◆ **Given entries**

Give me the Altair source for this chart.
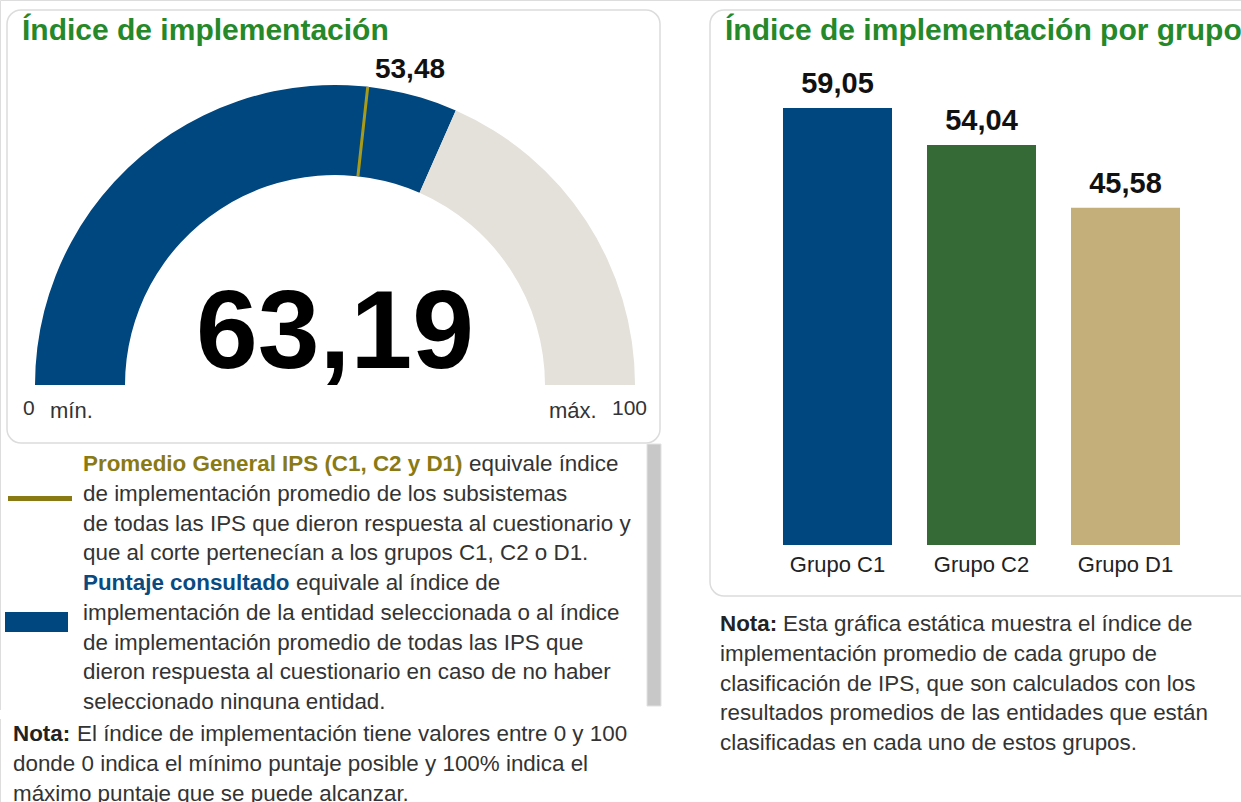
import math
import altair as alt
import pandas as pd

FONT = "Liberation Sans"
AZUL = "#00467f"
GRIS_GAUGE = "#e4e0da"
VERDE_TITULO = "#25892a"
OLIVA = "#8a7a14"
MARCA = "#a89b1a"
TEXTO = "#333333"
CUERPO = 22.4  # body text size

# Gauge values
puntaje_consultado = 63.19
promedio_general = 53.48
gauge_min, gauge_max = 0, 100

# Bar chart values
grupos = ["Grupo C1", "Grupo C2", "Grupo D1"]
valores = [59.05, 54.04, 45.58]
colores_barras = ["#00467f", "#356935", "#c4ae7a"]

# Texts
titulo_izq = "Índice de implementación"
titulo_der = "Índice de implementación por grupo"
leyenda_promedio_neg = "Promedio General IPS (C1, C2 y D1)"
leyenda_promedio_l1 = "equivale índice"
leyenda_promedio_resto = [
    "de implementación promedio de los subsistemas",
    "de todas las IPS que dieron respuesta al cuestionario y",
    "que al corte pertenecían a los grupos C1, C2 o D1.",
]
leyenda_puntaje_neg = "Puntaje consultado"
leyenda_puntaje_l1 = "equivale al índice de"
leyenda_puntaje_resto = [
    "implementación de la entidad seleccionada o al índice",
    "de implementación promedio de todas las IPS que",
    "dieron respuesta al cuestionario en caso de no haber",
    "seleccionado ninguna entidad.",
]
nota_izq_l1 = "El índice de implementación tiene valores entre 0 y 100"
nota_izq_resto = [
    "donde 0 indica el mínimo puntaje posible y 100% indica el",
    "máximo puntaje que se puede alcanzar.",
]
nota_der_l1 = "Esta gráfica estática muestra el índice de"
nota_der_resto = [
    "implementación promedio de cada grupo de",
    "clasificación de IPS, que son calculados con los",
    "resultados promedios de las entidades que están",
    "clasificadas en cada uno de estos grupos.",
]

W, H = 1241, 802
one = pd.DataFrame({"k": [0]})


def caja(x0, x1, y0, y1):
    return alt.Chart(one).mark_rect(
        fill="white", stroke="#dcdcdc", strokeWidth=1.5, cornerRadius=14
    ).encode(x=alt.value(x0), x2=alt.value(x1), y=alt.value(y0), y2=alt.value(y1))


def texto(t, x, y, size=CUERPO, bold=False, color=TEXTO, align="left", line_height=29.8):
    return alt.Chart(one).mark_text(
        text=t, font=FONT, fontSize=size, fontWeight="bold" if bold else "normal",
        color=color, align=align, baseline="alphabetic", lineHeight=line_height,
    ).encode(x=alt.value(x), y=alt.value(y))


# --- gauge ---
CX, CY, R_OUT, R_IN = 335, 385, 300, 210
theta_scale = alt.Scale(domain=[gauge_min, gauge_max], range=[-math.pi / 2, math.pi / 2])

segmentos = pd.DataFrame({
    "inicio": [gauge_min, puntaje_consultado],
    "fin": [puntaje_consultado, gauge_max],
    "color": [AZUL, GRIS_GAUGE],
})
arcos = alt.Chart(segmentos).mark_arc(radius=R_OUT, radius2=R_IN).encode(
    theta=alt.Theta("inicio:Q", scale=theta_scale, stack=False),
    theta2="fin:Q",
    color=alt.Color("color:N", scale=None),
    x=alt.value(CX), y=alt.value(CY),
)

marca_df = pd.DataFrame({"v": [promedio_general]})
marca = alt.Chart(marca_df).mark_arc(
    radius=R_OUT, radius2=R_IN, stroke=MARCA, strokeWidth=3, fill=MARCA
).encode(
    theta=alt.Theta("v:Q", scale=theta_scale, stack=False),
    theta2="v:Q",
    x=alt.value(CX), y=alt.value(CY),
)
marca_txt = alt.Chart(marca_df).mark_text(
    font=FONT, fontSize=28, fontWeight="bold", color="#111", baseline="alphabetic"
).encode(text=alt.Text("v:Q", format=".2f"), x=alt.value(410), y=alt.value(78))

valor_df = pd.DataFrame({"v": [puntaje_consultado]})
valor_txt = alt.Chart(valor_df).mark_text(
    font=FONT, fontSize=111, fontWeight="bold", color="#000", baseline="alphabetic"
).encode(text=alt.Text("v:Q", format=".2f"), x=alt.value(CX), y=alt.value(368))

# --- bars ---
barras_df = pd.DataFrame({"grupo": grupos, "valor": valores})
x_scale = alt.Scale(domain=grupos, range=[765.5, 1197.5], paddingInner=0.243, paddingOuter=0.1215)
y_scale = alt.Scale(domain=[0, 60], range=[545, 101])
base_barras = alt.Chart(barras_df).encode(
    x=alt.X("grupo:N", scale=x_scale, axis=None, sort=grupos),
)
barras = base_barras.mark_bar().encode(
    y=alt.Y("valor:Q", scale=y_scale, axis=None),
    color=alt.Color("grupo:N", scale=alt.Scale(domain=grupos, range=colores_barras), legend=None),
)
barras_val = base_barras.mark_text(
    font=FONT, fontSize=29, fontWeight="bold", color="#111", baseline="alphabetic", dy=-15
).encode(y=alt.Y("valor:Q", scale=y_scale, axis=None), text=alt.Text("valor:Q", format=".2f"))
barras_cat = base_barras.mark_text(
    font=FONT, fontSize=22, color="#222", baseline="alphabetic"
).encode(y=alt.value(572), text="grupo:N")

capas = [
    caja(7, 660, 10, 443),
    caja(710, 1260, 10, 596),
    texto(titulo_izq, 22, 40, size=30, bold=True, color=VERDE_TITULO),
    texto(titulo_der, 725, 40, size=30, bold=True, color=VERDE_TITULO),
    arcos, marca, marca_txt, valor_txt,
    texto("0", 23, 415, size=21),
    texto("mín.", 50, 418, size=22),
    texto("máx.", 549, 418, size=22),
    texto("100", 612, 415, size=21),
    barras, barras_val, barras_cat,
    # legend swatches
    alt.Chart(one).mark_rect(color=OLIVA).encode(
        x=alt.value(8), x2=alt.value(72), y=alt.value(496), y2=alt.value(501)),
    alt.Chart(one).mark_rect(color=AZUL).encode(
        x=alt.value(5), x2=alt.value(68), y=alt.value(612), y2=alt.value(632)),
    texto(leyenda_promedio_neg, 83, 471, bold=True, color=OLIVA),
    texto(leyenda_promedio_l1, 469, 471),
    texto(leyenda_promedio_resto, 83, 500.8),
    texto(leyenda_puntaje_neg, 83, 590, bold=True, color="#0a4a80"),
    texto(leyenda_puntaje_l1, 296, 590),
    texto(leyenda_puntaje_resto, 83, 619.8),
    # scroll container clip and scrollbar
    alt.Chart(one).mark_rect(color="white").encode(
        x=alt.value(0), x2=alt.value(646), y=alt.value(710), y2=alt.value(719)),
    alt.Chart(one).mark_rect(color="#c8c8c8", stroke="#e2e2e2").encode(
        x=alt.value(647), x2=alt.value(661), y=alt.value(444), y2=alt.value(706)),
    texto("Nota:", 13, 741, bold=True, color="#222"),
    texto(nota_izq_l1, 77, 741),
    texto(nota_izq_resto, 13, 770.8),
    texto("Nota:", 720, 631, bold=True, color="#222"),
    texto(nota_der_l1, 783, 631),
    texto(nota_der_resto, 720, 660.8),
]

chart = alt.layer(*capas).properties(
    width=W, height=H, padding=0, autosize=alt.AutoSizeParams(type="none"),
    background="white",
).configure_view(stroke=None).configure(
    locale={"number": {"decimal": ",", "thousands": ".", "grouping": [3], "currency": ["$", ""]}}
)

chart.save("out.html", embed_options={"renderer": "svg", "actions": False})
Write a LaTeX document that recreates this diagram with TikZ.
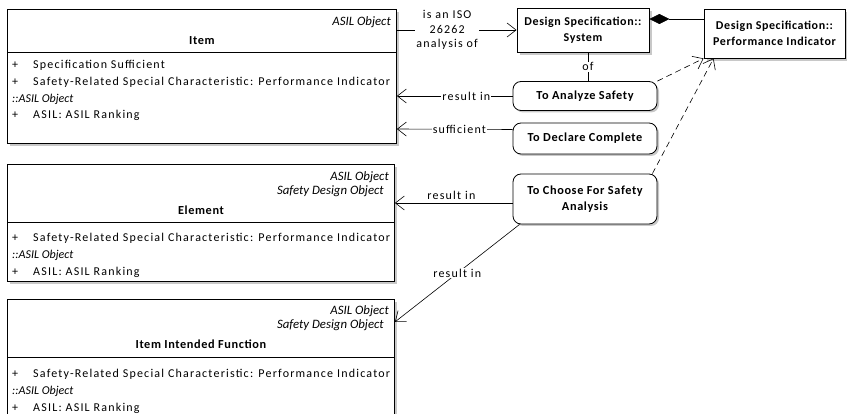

◆ **Short problem**
From the first line above to the line containing "gauge_min, gauge_max = 0, 100", repeat each line exactly. Pictures stay out.

◆ **Written response**
Give me the Altair source for this chart.
import math
import altair as alt
import pandas as pd

FONT = "Liberation Sans"
AZUL = "#00467f"
GRIS_GAUGE = "#e4e0da"
VERDE_TITULO = "#25892a"
OLIVA = "#8a7a14"
MARCA = "#a89b1a"
TEXTO = "#333333"
CUERPO = 22.4  # body text size

# Gauge values
puntaje_consultado = 63.19
promedio_general = 53.48
gauge_min, gauge_max = 0, 100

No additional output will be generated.